The first unofficial tether car races were held in an abandoned lot in Los Angeles, California, in 1937.
At the height of their popularity in 1949, the sport boasted 440 tracks and some 3000 racers across the United States.
But by the mid 1950s numbers had dropped to the degree that tether car racing had achieved cult status.
By 2008, membership of the American Miniature Racing Car Association had dwindled to just 150 and only three tracks remained.
First made by hobbyists, the cars were later produced in small numbers by commercial manufacturers such as Dooling Brothers (California), Dick McCoy (Duro-Matic Products) and Garold Frymire (Fryco Engineering).
Tom Dooling and his brothers receive much of the credit for starting the whole tether car thing.
After building and flying model airplanes, the brothers decided that they could build a car using an airplane engine.
During World War II, the demand for scrap metal almost brought an end to the hobby.
One of the biggest names in the industry was Colorado’s Cox Models, noted for its miniature internal-combustion engines.
In the 1950s and 1960s it produced a line of hobby-oriented models of cars, airplanes, and other vehicles.
The most noted are the .049 cubic-inch displacement, glow plug, fuel-powered models, controlled by line or radio.

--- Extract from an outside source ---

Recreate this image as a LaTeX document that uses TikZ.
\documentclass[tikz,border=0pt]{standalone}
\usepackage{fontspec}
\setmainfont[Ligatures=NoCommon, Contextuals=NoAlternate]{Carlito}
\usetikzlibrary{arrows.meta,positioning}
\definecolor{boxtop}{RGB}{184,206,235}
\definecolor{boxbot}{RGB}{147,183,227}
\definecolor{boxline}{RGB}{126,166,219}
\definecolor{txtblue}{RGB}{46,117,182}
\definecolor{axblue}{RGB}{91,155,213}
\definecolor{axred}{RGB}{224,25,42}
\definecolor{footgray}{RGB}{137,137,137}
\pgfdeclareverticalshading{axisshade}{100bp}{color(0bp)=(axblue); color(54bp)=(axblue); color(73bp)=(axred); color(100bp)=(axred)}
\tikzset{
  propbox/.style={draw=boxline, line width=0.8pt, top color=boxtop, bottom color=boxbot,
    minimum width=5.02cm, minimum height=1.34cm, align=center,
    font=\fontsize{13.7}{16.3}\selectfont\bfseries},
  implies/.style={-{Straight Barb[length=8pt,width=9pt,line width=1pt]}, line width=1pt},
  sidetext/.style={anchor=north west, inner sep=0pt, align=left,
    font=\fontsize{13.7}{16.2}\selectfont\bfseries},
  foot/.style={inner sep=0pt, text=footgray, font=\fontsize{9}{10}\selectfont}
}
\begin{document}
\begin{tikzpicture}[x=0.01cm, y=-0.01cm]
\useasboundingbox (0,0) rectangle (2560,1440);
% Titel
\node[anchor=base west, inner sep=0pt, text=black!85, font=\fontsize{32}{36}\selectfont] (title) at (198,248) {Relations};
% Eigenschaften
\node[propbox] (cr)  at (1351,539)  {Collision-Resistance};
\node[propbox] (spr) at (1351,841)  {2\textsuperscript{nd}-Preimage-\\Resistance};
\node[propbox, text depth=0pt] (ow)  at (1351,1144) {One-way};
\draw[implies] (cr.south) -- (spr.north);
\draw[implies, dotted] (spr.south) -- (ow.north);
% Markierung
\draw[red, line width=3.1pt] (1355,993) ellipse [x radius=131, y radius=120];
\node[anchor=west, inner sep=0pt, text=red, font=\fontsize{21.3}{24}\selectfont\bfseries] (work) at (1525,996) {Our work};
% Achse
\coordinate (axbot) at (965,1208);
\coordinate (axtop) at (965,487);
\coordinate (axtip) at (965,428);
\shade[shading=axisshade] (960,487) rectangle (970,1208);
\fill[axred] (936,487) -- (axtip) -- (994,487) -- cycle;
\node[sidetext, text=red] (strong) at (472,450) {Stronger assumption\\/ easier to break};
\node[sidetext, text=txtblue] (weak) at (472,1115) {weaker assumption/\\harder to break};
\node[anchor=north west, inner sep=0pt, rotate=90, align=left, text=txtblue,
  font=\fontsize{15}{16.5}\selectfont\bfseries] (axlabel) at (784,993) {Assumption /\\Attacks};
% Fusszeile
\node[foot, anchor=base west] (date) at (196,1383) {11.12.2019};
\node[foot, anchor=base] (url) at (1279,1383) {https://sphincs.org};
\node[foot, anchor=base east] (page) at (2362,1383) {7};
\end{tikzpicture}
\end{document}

Cox reed valve engines are regarded as nearly indestructible.
Founder Roy Cox retired in 1969 and sold the company to the hobby conglomerate “Leisure Dynamics”.

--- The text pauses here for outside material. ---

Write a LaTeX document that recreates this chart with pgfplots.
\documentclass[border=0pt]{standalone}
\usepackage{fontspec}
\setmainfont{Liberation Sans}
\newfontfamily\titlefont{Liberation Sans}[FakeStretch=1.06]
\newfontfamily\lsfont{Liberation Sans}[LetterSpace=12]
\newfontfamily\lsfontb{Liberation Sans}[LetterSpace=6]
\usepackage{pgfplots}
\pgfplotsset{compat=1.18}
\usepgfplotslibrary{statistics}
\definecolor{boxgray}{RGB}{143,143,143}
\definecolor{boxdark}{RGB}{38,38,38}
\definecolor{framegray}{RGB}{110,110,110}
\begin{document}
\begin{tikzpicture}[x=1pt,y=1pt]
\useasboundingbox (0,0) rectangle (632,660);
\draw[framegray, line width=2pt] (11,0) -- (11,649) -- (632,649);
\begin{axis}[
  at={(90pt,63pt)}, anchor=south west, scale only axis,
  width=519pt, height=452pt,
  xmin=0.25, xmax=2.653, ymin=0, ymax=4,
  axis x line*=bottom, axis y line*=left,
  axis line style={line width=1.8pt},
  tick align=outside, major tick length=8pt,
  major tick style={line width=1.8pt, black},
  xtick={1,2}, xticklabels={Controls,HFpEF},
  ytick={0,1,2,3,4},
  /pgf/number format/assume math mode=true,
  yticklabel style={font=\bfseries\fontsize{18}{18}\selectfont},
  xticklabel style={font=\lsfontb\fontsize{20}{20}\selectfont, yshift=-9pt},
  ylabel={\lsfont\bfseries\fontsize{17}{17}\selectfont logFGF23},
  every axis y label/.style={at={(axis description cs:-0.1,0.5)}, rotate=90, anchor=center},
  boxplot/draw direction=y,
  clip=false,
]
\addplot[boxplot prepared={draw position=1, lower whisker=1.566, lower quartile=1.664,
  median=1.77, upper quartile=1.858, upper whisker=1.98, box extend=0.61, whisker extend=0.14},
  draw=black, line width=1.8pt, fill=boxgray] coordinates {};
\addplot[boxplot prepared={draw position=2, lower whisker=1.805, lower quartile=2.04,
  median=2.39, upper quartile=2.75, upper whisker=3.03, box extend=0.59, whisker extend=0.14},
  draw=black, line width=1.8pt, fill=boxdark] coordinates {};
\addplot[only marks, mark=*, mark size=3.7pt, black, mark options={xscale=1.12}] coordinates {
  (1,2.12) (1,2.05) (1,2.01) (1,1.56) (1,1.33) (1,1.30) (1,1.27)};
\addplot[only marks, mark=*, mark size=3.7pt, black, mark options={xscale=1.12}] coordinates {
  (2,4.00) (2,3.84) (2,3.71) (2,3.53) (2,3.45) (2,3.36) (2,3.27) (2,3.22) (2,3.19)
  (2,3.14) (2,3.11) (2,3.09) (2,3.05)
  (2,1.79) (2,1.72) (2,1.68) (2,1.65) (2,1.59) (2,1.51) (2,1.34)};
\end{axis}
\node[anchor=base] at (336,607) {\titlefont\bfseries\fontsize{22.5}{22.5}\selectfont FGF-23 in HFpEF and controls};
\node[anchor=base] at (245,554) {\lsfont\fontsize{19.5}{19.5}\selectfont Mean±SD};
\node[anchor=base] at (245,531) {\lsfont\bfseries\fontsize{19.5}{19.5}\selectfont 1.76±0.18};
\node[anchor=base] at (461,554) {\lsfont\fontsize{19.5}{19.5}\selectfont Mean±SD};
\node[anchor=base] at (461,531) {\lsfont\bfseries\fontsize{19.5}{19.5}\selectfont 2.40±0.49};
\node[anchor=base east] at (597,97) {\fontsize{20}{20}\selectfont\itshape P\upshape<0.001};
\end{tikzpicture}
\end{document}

It has passed through several hands since then and is now known as Cox International.
The company continues to revive Cox brand miniature aircraft engines as well as introducing new engine versions, reproduction parts, spare parts and accessories.
Original examples of the early cars, made from 1930s to the 1960s, are highly collectable and fetch thousands of dollars.
There are tracks in Australia, New Zealand, Germany, Switzerland, Estonia, Ukraine, Russia, the United States and other countries.
World Championship races are held every three years, the last in Brisbane in 2019.
The Sydney Tether Car Club meets on the last Sunday of each month at Model Park, Luddenham.
There’s a lot of other things to see there too, including model planes, radio-controlled rally cars and a ride on train for the kids.